If you travel to 44th Street’s St. James Theatre to see American Idiot, you’ll witness a play that changes what you’ve thought about Green Day’s epic rock opera concept CD.
When you attend, you’ll enjoy a sometimes funny, often Hubert Selby-dark interpretation of Billie Joe Armstrong’s vision of St. Jimmy and Johnny. There’s a lot going on onstage — all the time — and the cast is considerably jacked up and busy, similar to choreography of The Tribe, the ensemble cast of actors that comprised the stirring version of Broadway’s Hair revival. In other words, there’s always something to see.
Here though, these are punks, urban and suburban, more like attractive, regular punk people than ultra-pretty hippie people.

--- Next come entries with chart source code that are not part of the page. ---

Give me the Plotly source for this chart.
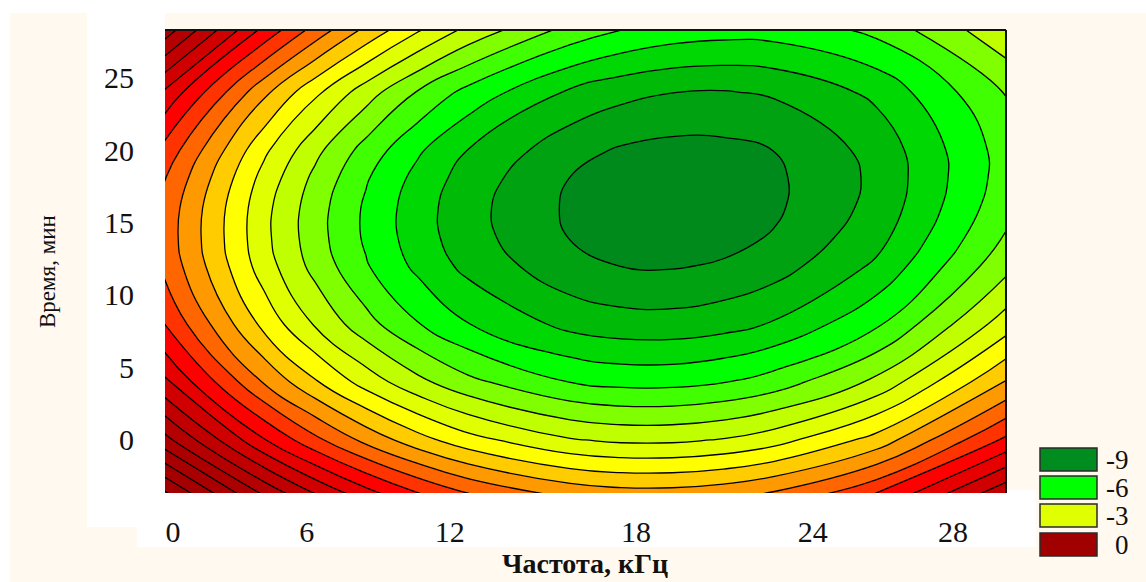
import plotly.graph_objects as go

# ---- data ----
# grid nodes: frequency axis coordinate and time (min)
freq_nodes = [-0.5, 4, 6.25, 8.5, 10.75, 13, 17.5, 19.75, 22, 24.25, 26.5, 31, 37]
time_nodes = [-4, 0, 4, 8, 12, 14, 16, 18, 20, 24, 28.5]

# response values on the grid, one row per time node
z_t_m4 = [7.97, 4.61, 3.22, 2.03, 1.04, 0.24, -0.77, -0.98, -0.99, -0.81, -0.43, 0.91, 3.93]
z_t_0 = [4.86, 1.56, 0.20, -0.97, -1.94, -2.72, -3.69, -3.89, -3.89, -3.70, -3.31, -1.96, 1.06]
z_t_4 = [2.47, -0.81, -2.16, -3.32, -4.28, -5.05, -6.02, -6.22, -6.22, -6.03, -5.65, -4.32, -1.33]
z_t_8 = [0.81, -2.47, -3.82, -4.98, -5.95, -6.73, -7.73, -7.94, -7.96, -7.79, -7.43, -6.13, -3.22]
z_t_12 = [-0.07, -3.38, -4.75, -5.93, -6.92, -7.72, -8.77, -9.01, -9.06, -8.92, -8.59, -7.37, -4.58]
z_t_14 = [-0.21, -3.54, -4.93, -6.12, -7.13, -7.95, -9.03, -9.29, -9.36, -9.24, -8.94, -7.77, -5.04]
z_t_16 = [-0.15, -3.51, -4.91, -6.12, -7.15, -7.99, -9.12, -9.40, -9.49, -9.40, -9.12, -8.01, -5.36]
z_t_18 = [0.13, -3.27, -4.69, -5.93, -6.98, -7.85, -9.02, -9.33, -9.45, -9.39, -9.14, -8.09, -5.53]
z_t_20 = [0.62, -2.83, -4.28, -5.54, -6.62, -7.51, -8.74, -9.08, -9.23, -9.20, -8.99, -8.00, -5.54]
z_t_24 = [2.25, -1.31, -2.82, -4.14, -5.28, -6.24, -7.61, -8.02, -8.24, -8.29, -8.15, -7.32, -5.08]
z_t_28 = [5.17, 1.45, -0.14, -1.55, -2.78, -3.83, -5.39, -5.89, -6.22, -6.36, -6.33, -5.71, -3.77]

# axis ticks
x_tick_pos = [0, 5.9, 12.2, 20.4, 28.19, 34.36]
x_tick_text = ["0", "6", "12", "18", "24", "28"]
y_tick_vals = [0, 5, 10, 15, 20, 25]

# legend entries
legend_labels = ["-9", "-6", "-3", "0"]
legend_colors = ["#008C1E", "#00FF00", "#E0FF00", "#A00000"]

# ---- style ----
band_colors = [
    "#008A1C", "#00A212", "#00BA08", "#00D804", "#00FF00", "#40FF00",
    "#80FF00", "#C0FF00", "#E0FF00", "#FFFF00", "#FFCC00", "#FF9900",
    "#FF6600", "#FF3300", "#FF0000", "#E60000", "#D00000", "#C00000",
    "#B40000", "#AC0000", "#A80000", "#A40000", "#A20000", "#A00000",
    "#A00000",
]
n = len(band_colors)
colorscale = [[i / (n - 1), c] for i, c in enumerate(band_colors)]

z = [z_t_m4, z_t_0, z_t_4, z_t_8, z_t_12, z_t_14, z_t_16, z_t_18, z_t_20, z_t_24, z_t_28]

W, H = 1146, 582
L, R, T, B = 165, 1006, 30, 493


def px(xp):
    return (xp - L) / (R - L)


def py(yp):
    return (B - yp) / (B - T)


fig = go.Figure()
fig.add_trace(go.Contour(
    x=freq_nodes, y=time_nodes, z=z,
    autocontour=False,
    contours=dict(start=-9, end=8.25, size=0.75, coloring="fill"),
    colorscale=colorscale,
    line=dict(color="black", width=1.3, smoothing=1.3),
    showscale=False,
    hoverinfo="skip",
))

CREAM = "#FFF9F0"
shapes = [
    dict(type="rect", xref="paper", yref="paper", x0=px(10), x1=px(W + 5), y0=py(13), y1=py(H + 5),
         fillcolor=CREAM, line_width=0, layer="below"),
    dict(type="rect", xref="paper", yref="paper", x0=px(87), x1=px(L), y0=py(0), y1=py(527),
         fillcolor="white", line_width=0, layer="below"),
    dict(type="rect", xref="paper", yref="paper", x0=px(137), x1=px(1036), y0=py(490), y1=py(547),
         fillcolor="white", line_width=0, layer="below"),
    # frame: top and right edges
    dict(type="line", xref="paper", yref="paper", x0=0, x1=1, y0=1, y1=1,
         line=dict(color="#111111", width=2)),
    dict(type="line", xref="paper", yref="paper", x0=1, x1=1, y0=0, y1=1,
         line=dict(color="#111111", width=2)),
]

annotations = []
box_tops = [448, 476, 504, 533]
for lab, col, top in zip(legend_labels, legend_colors, box_tops):
    shapes.append(dict(type="rect", xref="paper", yref="paper",
                       x0=px(1040), x1=px(1097), y0=py(top), y1=py(top + 23),
                       fillcolor=col, line=dict(color="#2a2a2a", width=1.5)))
    annotations.append(dict(xref="paper", yref="paper", x=px(1131), y=py(top + 11.5),
                            text=lab, showarrow=False, xanchor="right", yanchor="middle",
                            font=dict(family="Liberation Serif", size=27, color="#111111")))

annotations.append(dict(xref="paper", yref="paper", x=px(585), y=py(563),
                        text="<b>Частота, кГц</b>", showarrow=False,
                        xanchor="center", yanchor="middle",
                        font=dict(family="Liberation Serif", size=28, color="#111111")))
annotations.append(dict(xref="paper", yref="paper", x=px(47), y=py(272),
                        text="Время, мин", showarrow=False, textangle=-90,
                        xanchor="center", yanchor="middle",
                        font=dict(family="Liberation Serif", size=23, color="#111111")))

fig.update_layout(
    width=W, height=H,
    margin=dict(l=L, r=W - R, t=T, b=H - B, pad=0),
    paper_bgcolor="white", plot_bgcolor="rgba(0,0,0,0)",
    shapes=shapes, annotations=annotations, showlegend=False,
)
fig.update_xaxes(range=[-0.35, 36.7], tickvals=x_tick_pos, ticktext=x_tick_text,
                 showgrid=False, zeroline=False, showline=False,
                 ticks="outside", ticklen=12, tickcolor="rgba(0,0,0,0)",
                 tickfont=dict(family="Liberation Serif", size=30, color="#111111"))
fig.update_yaxes(range=[-3.66, 28.28], tickvals=y_tick_vals,
                 showgrid=False, zeroline=False, showline=False,
                 ticks="outside", ticklen=24, tickcolor="rgba(0,0,0,0)",
                 tickfont=dict(family="Liberation Serif", size=30, color="#111111"))

fig.write_html("out.html")
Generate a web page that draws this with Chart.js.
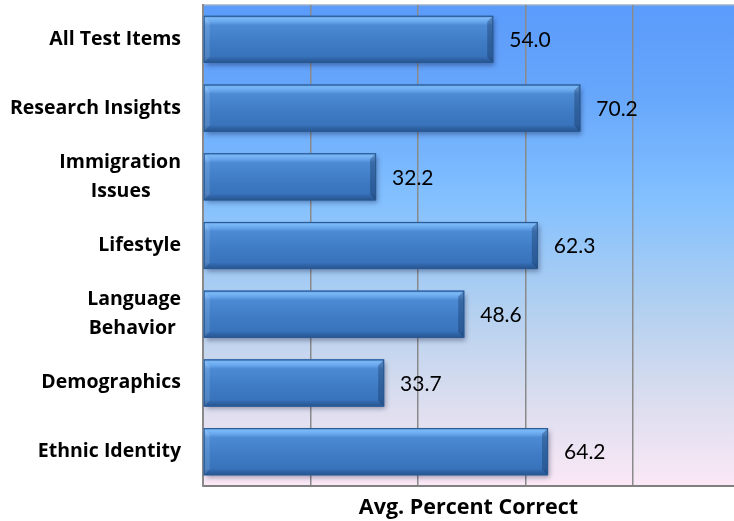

Tony Vincent’s St. Jimmy is a rock ‘n roll lover’s delight. Leaping about the stage and jumping to the rafters like Satan at the Crossroads, his powerful singing voice is more like a rocker’s than anyone else in the cast. John Gallagher’s Jr.’s Johnny is more subtle, more like the anti-folk types that have populated Lach’s various venues over the last 20 years. He reminded me of Beck when Beck lived on the Lower East Side.
As the tale unfolds, you witness everything from suburban slacker angst to the complications of unexpected pregnancy to the bleak horrors of war to terribly affecting scenes of strung out madness. Finally, there’s a tear-inducing, full-cast rendition of “Good Riddance (Time of Your Life).”
So what does this have to do with Green Day Rock Band?
The first thing I wanted to do when I got home around midnight was to play the game to relive some of the moments just witnessed. I like Green Day Rock Band as a fan and as a critic. That comes through even in the feature I penned for G4TV. In other words, it’s a fine game in my book, one that I’ll go back to for years to come.
If there’s one thing that can be criticized, however, it’s the game’s story and the stark venues in which that tale unfolds. Story still is the thing that’s given short shrift in games, especially in rhythm-based music games.
Wouldn’t it have been great if a story mode had been based upon the play’s affecting plot? Sure, that might have given the game an M-rating for language and themes. But even if the tale were cleaned up a bit for a teen audience, it would have been such a compelling experience, one that could have helped those dealing with the same problems dealt with onstage.
Having the game focus on the play (which garnered two Tony awards and has earned $25 million in ticket sales) would have made Green Day Rock Band the finest music game of all time. There is no doubt about that. That indeed would have welcomed you to “a new kind of tension all across the alien nation.”